Have you called your clinic?  I was so worried but I felt much better after going in for a scan.  They checked the thickness of my lining to see whether the bleeding I had after the scratch was in fact an early period.  It turns out that it wasn't and that it was hormonal, I was very slightly, almost pregnant   and had a lingering corpus luteum that was stopping my period from arriving.

It did come in the end,  over 20 days late.  Queue lots more worrying about starting my period either 20 days late or 8 days early and missing our cycle that would have made the endo scratch really worthwhile.  

Hopefully your period will arrive soon, but I'd let your clinic know just to put your mind at rest and see if they want to give you a check up.  The good news is that if you did miss or have a delayed period, the scratch can still do its job for up to 3 months.

Sending you lots of  , I know how worrying it is for you xx


----------



## PollyWolly (Mar 10, 2014)

Hello Molly, Polly here!

Thank you for taking the time to reply.  Good to know that the endo scratch can do its job for 3 months.  Poor you having to wait 20 days!! That must have completely messed up your head!  

Husband and I have both waited so long this time around as my screening blood test showed I was no longer immune to rubella (can you believe that??!), so I had to have the MMR jab two months' apart and then wait another month to be re-tested for immunity - and now all this!  How many more hurdles eh?

I will wait and see what happens tomorrow and if still nothing, I will give the clinic a call and see what they advise.  This is our last go as we've now run out of money  

As I'm typing this reply I can't see your history so I'm not sure where you are with your treatment but I wish you all the very best.


----------



## Molly99 (Apr 16, 2012)

Good luck Polly, from Molly!
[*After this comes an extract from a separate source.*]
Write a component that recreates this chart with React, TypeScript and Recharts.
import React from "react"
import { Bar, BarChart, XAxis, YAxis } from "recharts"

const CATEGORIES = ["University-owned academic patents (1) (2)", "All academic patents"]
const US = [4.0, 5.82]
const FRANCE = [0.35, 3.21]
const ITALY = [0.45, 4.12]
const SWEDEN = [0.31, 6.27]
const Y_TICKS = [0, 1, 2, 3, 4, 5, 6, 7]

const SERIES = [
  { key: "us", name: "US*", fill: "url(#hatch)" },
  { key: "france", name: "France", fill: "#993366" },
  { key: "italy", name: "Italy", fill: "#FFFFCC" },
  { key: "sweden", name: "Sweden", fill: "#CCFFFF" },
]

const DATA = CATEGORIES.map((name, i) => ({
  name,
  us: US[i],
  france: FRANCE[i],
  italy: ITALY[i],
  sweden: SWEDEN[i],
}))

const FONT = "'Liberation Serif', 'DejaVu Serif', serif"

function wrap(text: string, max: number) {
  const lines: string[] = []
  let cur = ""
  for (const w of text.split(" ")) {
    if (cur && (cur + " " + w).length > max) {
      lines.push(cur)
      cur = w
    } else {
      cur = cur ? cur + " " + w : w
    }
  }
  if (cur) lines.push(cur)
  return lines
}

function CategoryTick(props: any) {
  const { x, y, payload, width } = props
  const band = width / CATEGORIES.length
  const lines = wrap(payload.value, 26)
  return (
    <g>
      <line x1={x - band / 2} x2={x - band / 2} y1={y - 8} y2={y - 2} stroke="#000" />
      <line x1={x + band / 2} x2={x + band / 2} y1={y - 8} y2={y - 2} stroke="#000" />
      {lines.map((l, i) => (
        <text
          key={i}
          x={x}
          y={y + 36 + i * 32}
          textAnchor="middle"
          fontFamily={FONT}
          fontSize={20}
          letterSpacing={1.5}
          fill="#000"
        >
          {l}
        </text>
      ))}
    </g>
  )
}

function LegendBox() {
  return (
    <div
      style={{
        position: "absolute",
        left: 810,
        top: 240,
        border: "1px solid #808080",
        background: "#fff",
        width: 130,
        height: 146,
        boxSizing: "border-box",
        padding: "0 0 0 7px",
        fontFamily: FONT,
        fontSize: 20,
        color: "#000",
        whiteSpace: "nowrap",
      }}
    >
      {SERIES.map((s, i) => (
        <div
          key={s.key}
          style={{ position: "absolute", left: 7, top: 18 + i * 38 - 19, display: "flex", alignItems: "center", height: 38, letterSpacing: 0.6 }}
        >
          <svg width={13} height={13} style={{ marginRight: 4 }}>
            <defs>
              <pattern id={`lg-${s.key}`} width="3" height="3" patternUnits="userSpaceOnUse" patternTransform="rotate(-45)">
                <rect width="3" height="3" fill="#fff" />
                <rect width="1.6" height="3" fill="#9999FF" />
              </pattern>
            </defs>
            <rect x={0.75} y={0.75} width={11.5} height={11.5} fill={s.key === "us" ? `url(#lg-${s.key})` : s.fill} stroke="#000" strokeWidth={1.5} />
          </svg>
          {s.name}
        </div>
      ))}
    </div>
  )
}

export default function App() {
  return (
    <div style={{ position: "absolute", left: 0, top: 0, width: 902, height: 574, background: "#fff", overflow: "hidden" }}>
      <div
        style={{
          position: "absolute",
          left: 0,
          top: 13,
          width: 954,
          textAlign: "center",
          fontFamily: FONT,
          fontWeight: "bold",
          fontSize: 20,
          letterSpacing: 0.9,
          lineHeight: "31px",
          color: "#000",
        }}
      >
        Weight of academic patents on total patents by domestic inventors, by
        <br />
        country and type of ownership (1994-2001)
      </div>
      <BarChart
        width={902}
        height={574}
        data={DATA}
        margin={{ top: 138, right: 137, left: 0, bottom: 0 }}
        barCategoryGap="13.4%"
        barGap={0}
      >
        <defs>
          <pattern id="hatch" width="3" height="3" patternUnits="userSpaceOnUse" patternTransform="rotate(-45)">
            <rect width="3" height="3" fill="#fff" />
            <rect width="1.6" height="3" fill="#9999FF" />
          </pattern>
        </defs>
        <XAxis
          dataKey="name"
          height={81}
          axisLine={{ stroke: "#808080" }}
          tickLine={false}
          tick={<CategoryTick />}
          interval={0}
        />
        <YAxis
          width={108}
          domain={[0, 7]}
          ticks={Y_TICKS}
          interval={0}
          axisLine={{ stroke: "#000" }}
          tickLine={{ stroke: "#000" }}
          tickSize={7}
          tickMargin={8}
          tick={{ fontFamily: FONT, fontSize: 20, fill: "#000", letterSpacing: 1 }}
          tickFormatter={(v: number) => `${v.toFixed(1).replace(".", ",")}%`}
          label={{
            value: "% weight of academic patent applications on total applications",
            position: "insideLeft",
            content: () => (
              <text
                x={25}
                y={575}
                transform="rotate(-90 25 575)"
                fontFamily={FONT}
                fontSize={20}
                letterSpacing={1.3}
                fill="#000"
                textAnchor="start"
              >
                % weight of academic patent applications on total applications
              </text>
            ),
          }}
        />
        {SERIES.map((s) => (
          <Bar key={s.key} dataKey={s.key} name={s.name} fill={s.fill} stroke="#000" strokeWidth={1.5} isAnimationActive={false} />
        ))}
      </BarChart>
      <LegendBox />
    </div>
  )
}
Xxx Rubella, good grief, who would have thought!

This is our last try too  , maybe this is our time  

We had our collection today, our cycle was so messed up this time and DH has been suffering really badly with nasty colds so I was very worried. We got 4 eggs from 4 follies, pretty poor compared to most but I was really happy with it.  Mind you, the embryologist hasn't called to let us know if any fertiliser yet. Nerve wracking stuff but I feel so much better than last time.

Funny to be wishing AT would arrive isn't it!  I hope that it does for you soon, as the waiting and not knowing is the worst part.  Thinking of you xx


----------



## PollyWolly (Mar 10, 2014)

Hi Molly, AF finally arrived, baseline scan tomorrow morning  

Have you heard from the embryologist yet??


----------



## Molly99 (Apr 16, 2012)

Yay! That's such great news  . It's such a relief isn't it.  Best of luck with your scan, fantastic that you are getting going. 

Sadly only one of our embies made it, I was really panicked but our little fighter is a grade 1 perfect little thing.  We're just travelling back from transfer today, all is good.  4 hours of the 6 hour journey down,  urgh!  It's a bumpy ride xxx


----------



## PollyWolly (Mar 10, 2014)

Oh fantastic! I wish you all the luck in the world xx   

First GonalF injection for me today.  I'm doing a short protocol so no down reg.  EC could be as early as 24 March. 

Keep in touch, it would be good to know how you're doing. 

All the best and get an early night tonight!

Polly X


----------